Why it can be difficult for 30ish professional women to find a mate

thinkingjenn

There are a bunch of successful, professional women over age 30 who have managed to accomplish just about everything they have wanted in life except marriage and a family. To a lot of us who are used to working hard to get what we want this issue can be baffling. Why is it so hard for us to find a mate?

Recently I stumbled across such a question on Quora from a 30-year-old who described herself as attractive, intelligent, and successful. She has done very well in life with everything from looks to career and could not figure out why in the world it was so hard to find a partner with whom to share her life. After some introspection, I figured I was qualified to give a response and decided to elaborate on it here:

We like our independence. Yeah, we want to be loved but independence and a successful career are very gratifying. And a loss of autonomy (even only a small portion of it) scares the hell out of us. Reconciling that-even subconscious-desire to maintain independence is a huge issue.

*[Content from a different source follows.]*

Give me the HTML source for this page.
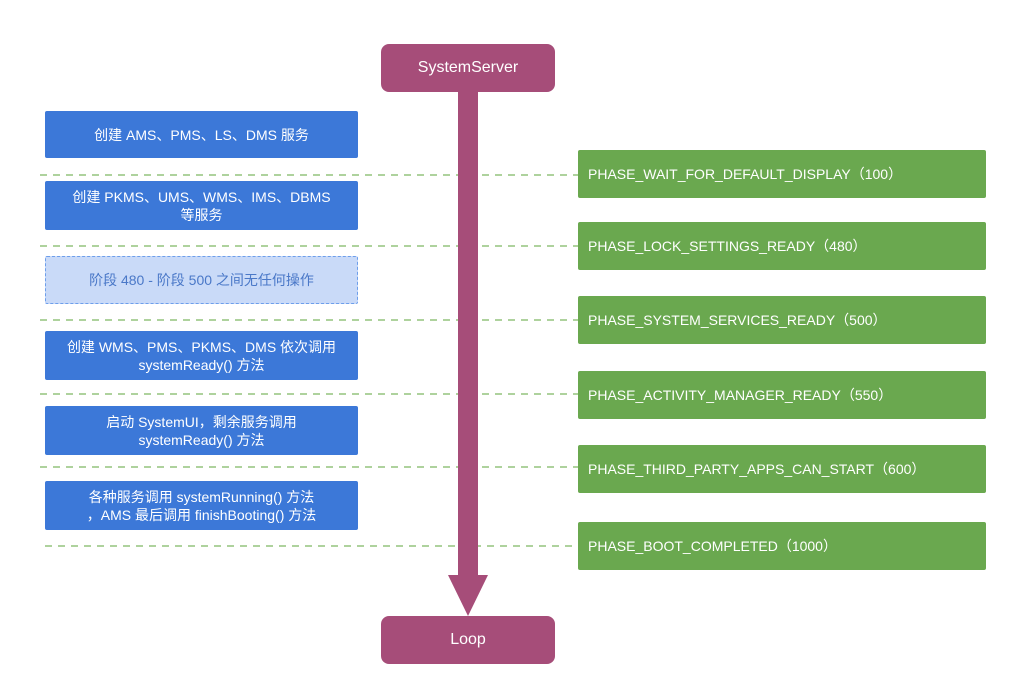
<!DOCTYPE html>
<html><head><meta charset="utf-8"><style>
body{margin:0;width:1019px;height:692px;background:#fff;position:relative;overflow:hidden;font-family:"Liberation Sans","Noto Sans CJK SC",sans-serif;}
.b{position:absolute;left:45px;width:313px;background:#3c78d8;color:#fff;font-size:14px;line-height:18px;display:flex;align-items:center;justify-content:center;text-align:center;border-radius:2px;}
.g{position:absolute;left:578px;width:408px;height:48px;background:#6aa84f;color:#fff;font-size:14px;display:flex;align-items:center;padding-left:10px;box-sizing:border-box;border-radius:2px;}
.m{position:absolute;left:381px;width:174px;height:48px;background:#a64d79;color:#fff;font-size:16px;display:flex;align-items:center;justify-content:center;border-radius:8px;}
</style></head><body>
<svg width="1019" height="692" style="position:absolute;left:0;top:0">
<g stroke="#93c47d" stroke-width="1.5" stroke-dasharray="7,6">
<line x1="40" y1="175" x2="578" y2="175"/>
<line x1="40" y1="246" x2="578" y2="246"/>
<line x1="40" y1="320" x2="578" y2="320"/>
<line x1="40" y1="394" x2="578" y2="394"/>
<line x1="40" y1="467" x2="578" y2="467"/>
<line x1="45" y1="546" x2="578" y2="546"/>
</g>
<rect x="458" y="90" width="20" height="488" fill="#a64d79"/>
<polygon points="448,575 488,575 468,616" fill="#a64d79"/>
</svg>
<div class="m" style="top:44px">SystemServer</div>
<div class="m" style="top:616px">Loop</div>
<div class="b" style="top:111px;height:47px">创建 AMS、PMS、LS、DMS 服务</div>
<div class="b" style="top:181px;height:49px">创建 PKMS、UMS、WMS、IMS、DBMS<br>等服务</div>
<div class="b" style="top:256px;height:48px;background:#c9daf8;color:#4a78c8;border:1.5px dashed #6d9eeb;box-sizing:border-box">阶段 480 - 阶段 500 之间无任何操作</div>
<div class="b" style="top:331px;height:49px">创建 WMS、PMS、PKMS、DMS 依次调用<br>systemReady() 方法</div>
<div class="b" style="top:406px;height:49px">启动 SystemUI，剩余服务调用<br>systemReady() 方法</div>
<div class="b" style="top:481px;height:49px">各种服务调用 systemRunning() 方法<br>，AMS 最后调用 finishBooting() 方法</div>
<div class="g" style="top:150px">PHASE_WAIT_FOR_DEFAULT_DISPLAY（100）</div>
<div class="g" style="top:222px">PHASE_LOCK_SETTINGS_READY（480）</div>
<div class="g" style="top:296px">PHASE_SYSTEM_SERVICES_READY（500）</div>
<div class="g" style="top:371px">PHASE_ACTIVITY_MANAGER_READY（550）</div>
<div class="g" style="top:445px">PHASE_THIRD_PARTY_APPS_CAN_START（600）</div>
<div class="g" style="top:522px">PHASE_BOOT_COMPLETED（1000）</div>
</body></html>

Dating sucks. We have too many darn options and are still caught up in the fairy tale called “the one.” Really, we could have probably fallen in love with fifty guys by now. The problem is that we’re always looking for Mr. Right and some strange sign from the heavens that he’ s “the one.” It’s not going to happen that way.

Dating also sucks because of all the people out there who are just plain weird. It’s the weirdos who make us question our sanity and desire to date at all. Life is certainly much simpler and more peaceful alone than with someone who is a trial to spend time with.

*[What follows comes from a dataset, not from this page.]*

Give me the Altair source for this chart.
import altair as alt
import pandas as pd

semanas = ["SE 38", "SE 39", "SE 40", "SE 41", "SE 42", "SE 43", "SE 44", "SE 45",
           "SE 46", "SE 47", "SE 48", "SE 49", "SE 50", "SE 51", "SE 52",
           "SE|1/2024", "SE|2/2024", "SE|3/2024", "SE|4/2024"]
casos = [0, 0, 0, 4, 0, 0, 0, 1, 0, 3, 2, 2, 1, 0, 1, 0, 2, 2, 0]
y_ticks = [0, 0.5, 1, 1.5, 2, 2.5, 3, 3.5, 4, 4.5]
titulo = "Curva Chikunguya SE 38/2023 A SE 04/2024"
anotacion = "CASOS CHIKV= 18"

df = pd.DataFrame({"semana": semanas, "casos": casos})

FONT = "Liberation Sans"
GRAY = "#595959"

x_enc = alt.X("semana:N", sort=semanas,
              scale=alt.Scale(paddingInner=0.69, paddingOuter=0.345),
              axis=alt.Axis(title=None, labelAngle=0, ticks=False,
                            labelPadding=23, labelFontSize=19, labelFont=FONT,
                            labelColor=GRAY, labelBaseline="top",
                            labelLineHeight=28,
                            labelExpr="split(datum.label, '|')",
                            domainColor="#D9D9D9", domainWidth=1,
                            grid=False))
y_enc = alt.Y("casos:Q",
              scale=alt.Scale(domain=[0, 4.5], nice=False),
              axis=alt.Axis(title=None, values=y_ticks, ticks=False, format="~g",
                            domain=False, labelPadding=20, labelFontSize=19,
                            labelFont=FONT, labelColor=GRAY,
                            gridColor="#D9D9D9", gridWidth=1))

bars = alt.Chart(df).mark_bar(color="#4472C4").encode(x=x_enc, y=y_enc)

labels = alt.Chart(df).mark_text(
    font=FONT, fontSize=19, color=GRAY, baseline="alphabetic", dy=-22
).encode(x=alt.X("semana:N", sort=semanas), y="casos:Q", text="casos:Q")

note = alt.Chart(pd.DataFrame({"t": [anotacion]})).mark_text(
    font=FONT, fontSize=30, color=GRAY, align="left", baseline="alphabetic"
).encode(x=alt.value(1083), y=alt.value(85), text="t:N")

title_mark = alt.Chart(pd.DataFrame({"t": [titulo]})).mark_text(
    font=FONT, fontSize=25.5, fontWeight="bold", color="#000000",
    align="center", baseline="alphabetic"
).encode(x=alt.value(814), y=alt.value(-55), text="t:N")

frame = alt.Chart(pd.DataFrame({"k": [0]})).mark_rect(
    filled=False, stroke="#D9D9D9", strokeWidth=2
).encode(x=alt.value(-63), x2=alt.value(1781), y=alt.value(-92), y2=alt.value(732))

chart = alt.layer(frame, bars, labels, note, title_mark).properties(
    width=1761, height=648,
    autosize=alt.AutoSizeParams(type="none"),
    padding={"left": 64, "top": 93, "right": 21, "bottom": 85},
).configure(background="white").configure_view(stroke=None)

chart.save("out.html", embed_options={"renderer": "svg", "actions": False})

We’re picky. Some of us almost expect any man we end up with to be clones of ourselves. (Also, not going to happen.) I’m not saying that standards aren’t a good thing but guys with some different personality traits and interests keep the relationship interesting.

Some guys think we don’t “need” them. It’s true. We look so self-sufficient that some men don’t think we’re good wifey material. Their expectations for a wife are more the homemaker type and possibly even a woman who needs to rely more on them financially. These men are, fortunately, in the minority and you probably don’t run into this very often.

Love isn’t an exact science. A lot of us have spent the last decade or so cultivating our mental intelligence but neglecting our emotional intelligence as a result.Have a problem at work? You find some logical ways to fix things. You negotiate with vendors, research new approaches, or create a committee to plan a new project. Pretty much everything in our lives can be solved with some research and resolve. When we’re talking about love and emotions, however, it’s a totally different ballgame. An often scary ballgame at that. Opening up emotionally can be a huge challenge.

Deep down some of us think men are incompetent. Deep down our life experience (family/friends/media) has taught a lot us to think that a lot of guys (or maybe all of them) are pretty incompetent. That they are to be humored and mothered because they don’t think like women (one-track mind vs the female 10,000-track mind). Which is, of course, untrue. There are very competent and very incompetent people of both genders… intelligence is not gender specific.